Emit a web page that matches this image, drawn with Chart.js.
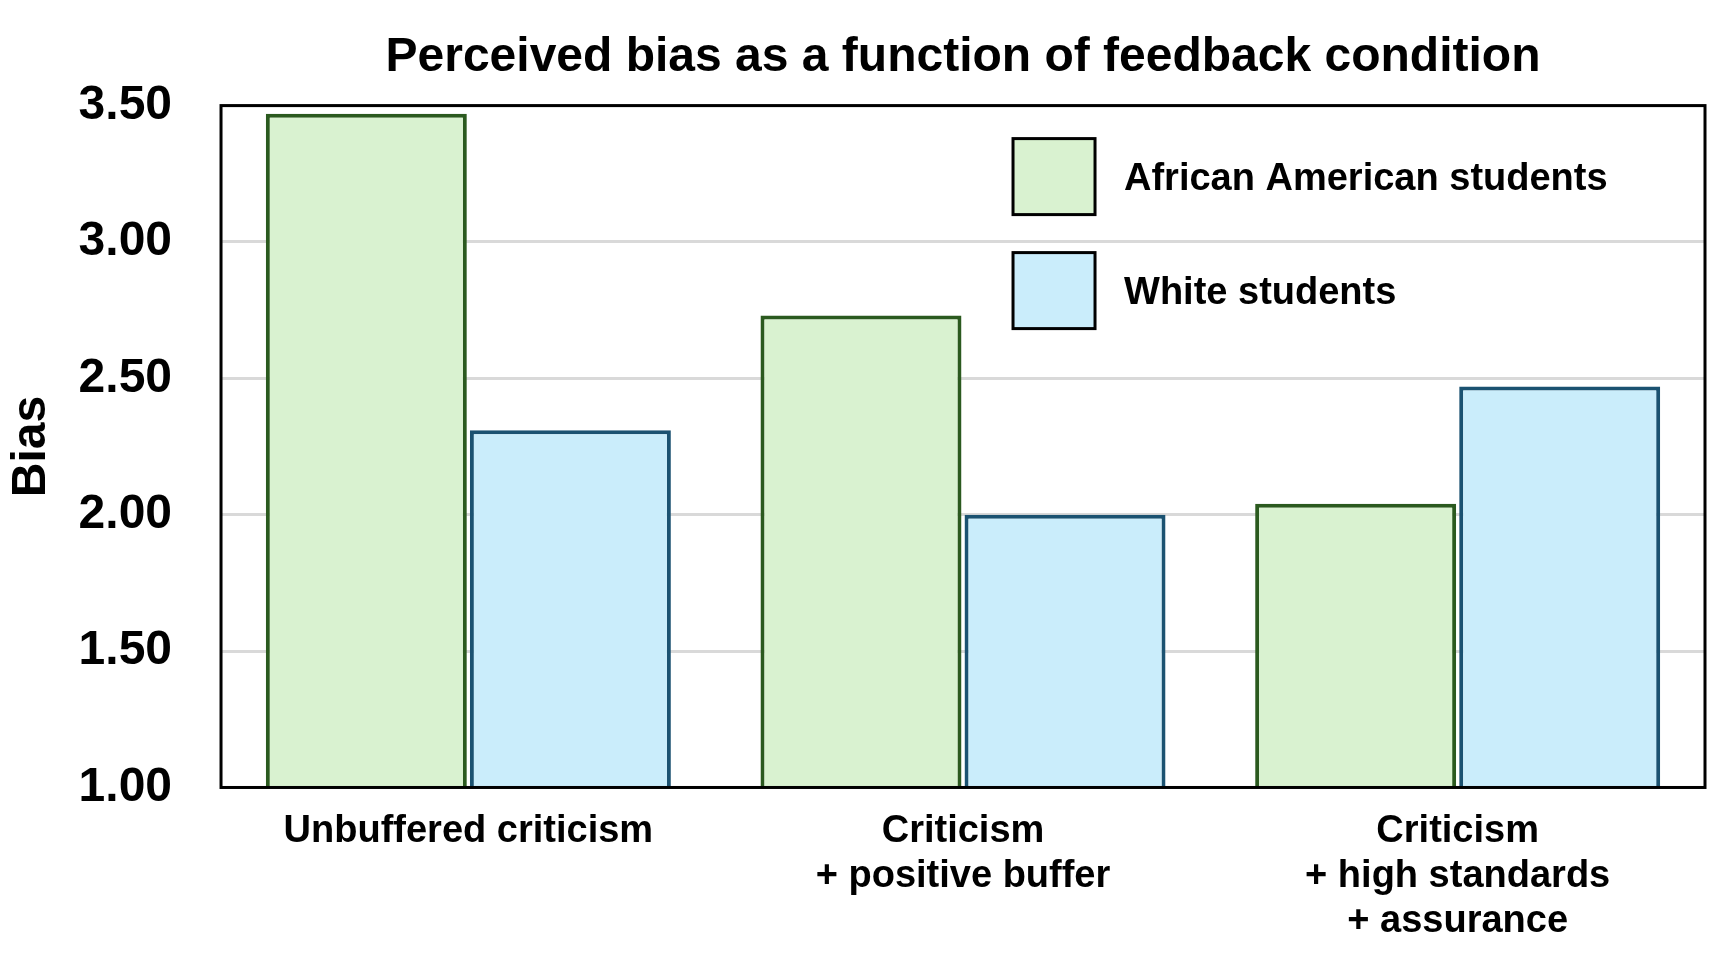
<!DOCTYPE html>
<html>
<head>
<meta charset="utf-8">
<script src="https://cdn.jsdelivr.net/npm/chart.js@4/dist/chart.umd.min.js"></script>
<style>
  html, body { margin: 0; padding: 0; background: #fff; }
  #wrap { width: 1710px; height: 958px; }
</style>
</head>
<body>
<div id="wrap"><canvas id="biasChart"></canvas></div>
<script>
const conditions = [
    "Unbuffered criticism",
    ["Criticism", "+ positive buffer"],
    ["Criticism", "+ high standards", "+ assurance"],
];
const africanAmerican = [3.47, 2.73, 2.04];
const white = [2.31, 2.00, 2.47];
const yTickLabels = ["1.00", "1.50", "2.00", "2.50", "3.00", "3.50"];

const FONT = "'Liberation Sans', Arial, sans-serif";

// frame round the plot area, like the original
const frame = {
    id: "frame",
    afterDatasetsDraw(chart) {
        const { ctx, chartArea: a } = chart;
        ctx.save();
        ctx.strokeStyle = "#000";
        ctx.lineWidth = 3;
        ctx.strokeRect(a.left, a.top, a.right - a.left, a.bottom - a.top);
        ctx.restore();
    },
};

// legend sits inside the plot, top right
const innerLegend = {
    id: "innerLegend",
    afterDraw(chart) {
        const { ctx, chartArea: a } = chart;
        const x = a.left + 792;
        let y = a.top + 33;
        ctx.save();
        ctx.font = "bold 38px " + FONT;
        ctx.textBaseline = "middle";
        chart.data.datasets.forEach((ds) => {
            ctx.fillStyle = ds.backgroundColor;
            ctx.fillRect(x, y, 82, 76);
            ctx.strokeStyle = "#000";
            ctx.lineWidth = 3;
            ctx.strokeRect(x, y, 82, 76);
            ctx.fillStyle = "#000";
            ctx.fillText(ds.label, x + 111, y + 41);
            y += 114;
        });
        ctx.restore();
    },
};

new Chart(document.getElementById("biasChart"), {
    type: "bar",
    data: {
        labels: conditions,
        datasets: [
            {
                label: "African American students",
                data: africanAmerican,
                backgroundColor: "#d9f2d0",
                borderColor: "#2b5a1f",
                borderWidth: 4,
            },
            {
                label: "White students",
                data: white,
                backgroundColor: "#caedfb",
                borderColor: "#1b5271",
                borderWidth: 4,
            },
        ],
    },
    options: {
        responsive: true,
        maintainAspectRatio: false,
        animation: false,
        layout: { padding: { left: 0, right: 5, top: 0, bottom: 0 } },
        datasets: {
            bar: { categoryPercentage: 0.825, barPercentage: 0.985 },
        },
        scales: {
            x: {
                grid: { display: false },
                border: { display: false },
                ticks: {
                    color: "#000",
                    font: { family: FONT, size: 38, weight: "bold", lineHeight: 1.18 },
                    padding: 14,
                    maxRotation: 0,
                    autoSkip: false,
                },
            },
            y: {
                min: 1,
                max: 3.5,
                border: { display: false },
                grid: { color: "#d9d9d9", lineWidth: 3, drawTicks: false },
                ticks: {
                    stepSize: 0.5,
                    color: "#000",
                    font: { family: FONT, size: 48, weight: "bold", lineHeight: 1.0 },
                    padding: 49,
                    callback: (v, i) => yTickLabels[i],
                },
                title: {
                    display: true,
                    text: "Bias",
                    color: "#000",
                    font: { family: FONT, size: 48, weight: "bold", lineHeight: 1.2 },
                    padding: { top: 3, bottom: 18 },
                },
                // the scale counts tick padding on both sides of the labels
                afterFit(scale) {
                    scale.width -= scale.options.ticks.padding;
                },
            },
        },
        plugins: {
            legend: { display: false },
            tooltip: { enabled: false },
            title: {
                display: true,
                fullSize: false,
                text: "Perceived bias as a function of feedback condition",
                color: "#000",
                font: { family: FONT, size: 48, weight: "bold", lineHeight: 1.2 },
                padding: { top: 29, bottom: 19 },
            },
        },
    },
    plugins: [frame, innerLegend],
});
</script>
</body>
</html>
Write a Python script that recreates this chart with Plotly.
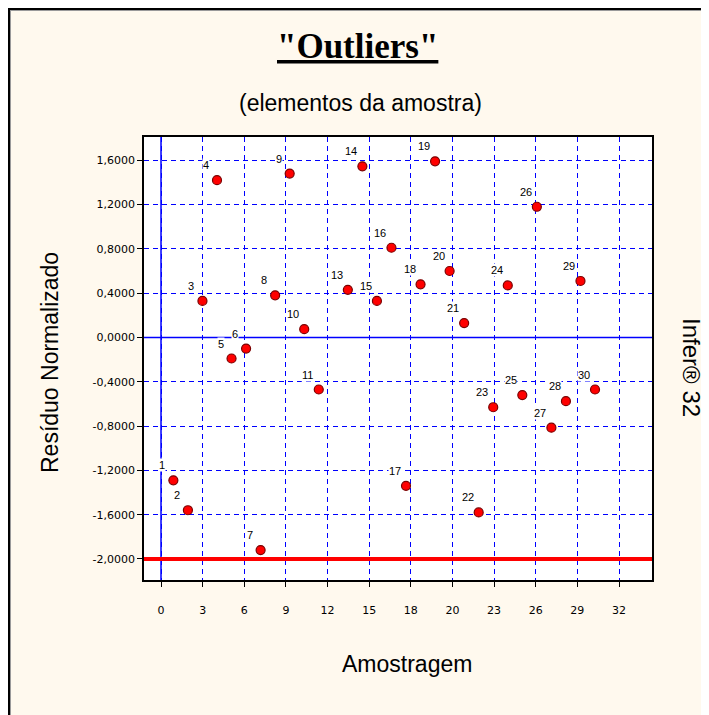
import numpy as np
import plotly.graph_objects as go

# ---- data ----
sample_ids = [1, 2, 3, 4, 5, 6, 7, 8, 9, 10, 11, 13, 14, 15, 16, 17, 18, 19, 20,
              21, 22, 23, 24, 25, 26, 27, 28, 29, 30]
residuals = [-1.29, -1.56, 0.33, 1.42, -0.19, -0.10, -1.92, 0.38, 1.48, 0.075,
             -0.47, 0.43, 1.545, 0.33, 0.81, -1.34, 0.48, 1.59, 0.60, 0.13,
             -1.58, -0.63, 0.47, -0.52, 1.18, -0.815, -0.575, 0.51, -0.47]
x_tick_labels = ["0", "3", "6", "9", "12", "15", "18", "20", "23", "26", "29", "32"]
y_tick_values = [1.6, 1.2, 0.8, 0.4, 0.0, -0.4, -0.8, -1.2, -1.6, -2.0]
y_tick_labels = ["1,6000", "1,2000", "0,8000", "0,4000", "0,0000", "-0,4000",
                 "-0,8000", "-1,2000", "-1,6000", "-2,0000"]
limit_value = -2.0

# ---- layout geometry (reference-window pixels; page body has an 8px margin) ----
OFF = 8
WIN_W, WIN_H = 709, 715
W, H = WIN_W - OFF, WIN_H - OFF
L, R, T, B = 144, 652, 137, 580  # plot area in window pixels
PW, PH = R - L, B - T


def px(xp):
    return (xp - L) / PW


def py(yp):
    return (B - yp) / PH


x_tick_vals = list(np.linspace(0.15, 31.65, len(x_tick_labels)))

fig = go.Figure()
fig.add_trace(go.Scatter(
    x=sample_ids, y=residuals, mode="markers",
    marker=dict(size=9, color="#FF0000", line=dict(color="#7A0000", width=1.2)),
    hoverinfo="x+y", showlegend=False,
))

label_font = dict(family="Liberation Sans, Arial, sans-serif", size=11, color="#000000")
annotations = []
for sid, r in zip(sample_ids, residuals):
    annotations.append(dict(
        x=sid, y=r, xref="x", yref="y", text=str(sid), showarrow=False,
        xanchor="center", yanchor="middle", xshift=-11, yshift=15,
        font=label_font, bgcolor="#FFFFFF", borderpad=0,
    ))

sans = "Liberation Sans, Arial, sans-serif"
annotations += [
    dict(x=px(357), y=py(47), xref="paper", yref="paper",
         text='<u><b>"Outliers"</b></u>', showarrow=False,
         xanchor="center", yanchor="middle",
         font=dict(family="Liberation Serif, Times New Roman, serif", size=35, color="#000000")),
    dict(x=px(360), y=py(103), xref="paper", yref="paper",
         text="(elementos da amostra)", showarrow=False,
         xanchor="center", yanchor="middle",
         font=dict(family=sans, size=23, color="#000000")),
    dict(x=px(407), y=py(664), xref="paper", yref="paper",
         text="Amostragem", showarrow=False, xanchor="center", yanchor="middle",
         font=dict(family=sans, size=23, color="#000000")),
    dict(x=px(50), y=py(363), xref="paper", yref="paper",
         text="Resíduo Normalizado", showarrow=False, textangle=-90,
         xanchor="center", yanchor="middle",
         font=dict(family=sans, size=23, color="#000000")),
    dict(x=px(692), y=py(367), xref="paper", yref="paper",
         text="Infer® 32", showarrow=False, textangle=90,
         xanchor="center", yanchor="middle",
         font=dict(family=sans, size=24, color="#000000")),
]

shapes = [
    # frame lines (top and left)
    dict(type="line", xref="paper", yref="paper", x0=px(OFF), x1=px(WIN_W), y0=py(9), y1=py(9),
         line=dict(color="#000000", width=2)),
    dict(type="line", xref="paper", yref="paper", x0=px(9), x1=px(WIN_W), y0=py(10.5), y1=py(10.5),
         line=dict(color="#9A9A9A", width=1)),
    dict(type="line", xref="paper", yref="paper", x0=px(9), x1=px(9), y0=py(OFF), y1=py(WIN_H),
         line=dict(color="#000000", width=2)),
    dict(type="line", xref="paper", yref="paper", x0=px(10.5), x1=px(10.5), y0=py(10), y1=py(WIN_H),
         line=dict(color="#9A9A9A", width=1)),
    # zero lines
    dict(type="line", xref="x", yref="paper", x0=x_tick_vals[0], x1=x_tick_vals[0], y0=0, y1=1,
         line=dict(color="#0000FF", width=1.5), layer="above"),
    dict(type="line", xref="paper", yref="y", x0=0, x1=1, y0=0, y1=0,
         line=dict(color="#0000FF", width=1.5), layer="above"),
    # limit line
    dict(type="line", xref="paper", yref="y", x0=0, x1=1, y0=limit_value, y1=limit_value,
         line=dict(color="#FF0000", width=4), layer="above"),
]

tick_font = dict(family="DejaVu Sans, sans-serif", size=11, color="#000000")

fig.update_layout(
    width=W, height=H,
    margin=dict(l=L - OFF, r=WIN_W - R, t=T - OFF, b=WIN_H - B, pad=0),
    paper_bgcolor="#FFF9EE", plot_bgcolor="#FFFFFF",
    annotations=annotations, shapes=shapes,
    showlegend=False,
)
fig.update_xaxes(
    range=[-1.02, 33.92], tickmode="array", tickvals=x_tick_vals, ticktext=x_tick_labels,
    showgrid=True, gridcolor="#0000FF", gridwidth=1, griddash="5px,4px",
    showline=True, linecolor="#000000", linewidth=1.5, mirror=True,
    ticks="outside", ticklen=5, tickcolor="#000000", tickwidth=1,
    ticklabelstandoff=14, tickfont=tick_font, zeroline=False,
)
fig.update_yaxes(
    range=[-2.19, 1.81], tickmode="array", tickvals=y_tick_values, ticktext=y_tick_labels,
    showgrid=True, gridcolor="#0000FF", gridwidth=1, griddash="5px,4px",
    showline=True, linecolor="#000000", linewidth=1.5, mirror=True,
    ticks="outside", ticklen=5, tickcolor="#000000", tickwidth=1,
    tickfont=tick_font, zeroline=False,
)

fig.write_html("out.html")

Task directions: Begin with the line where "Write a Python" appears and end with the line where "import plotly.graph_objects as go" appears. Copy only that stretch, exactly, with no pictures.

Output:
Write a Python script that recreates this chart with Plotly.
import numpy as np
import plotly.graph_objects as go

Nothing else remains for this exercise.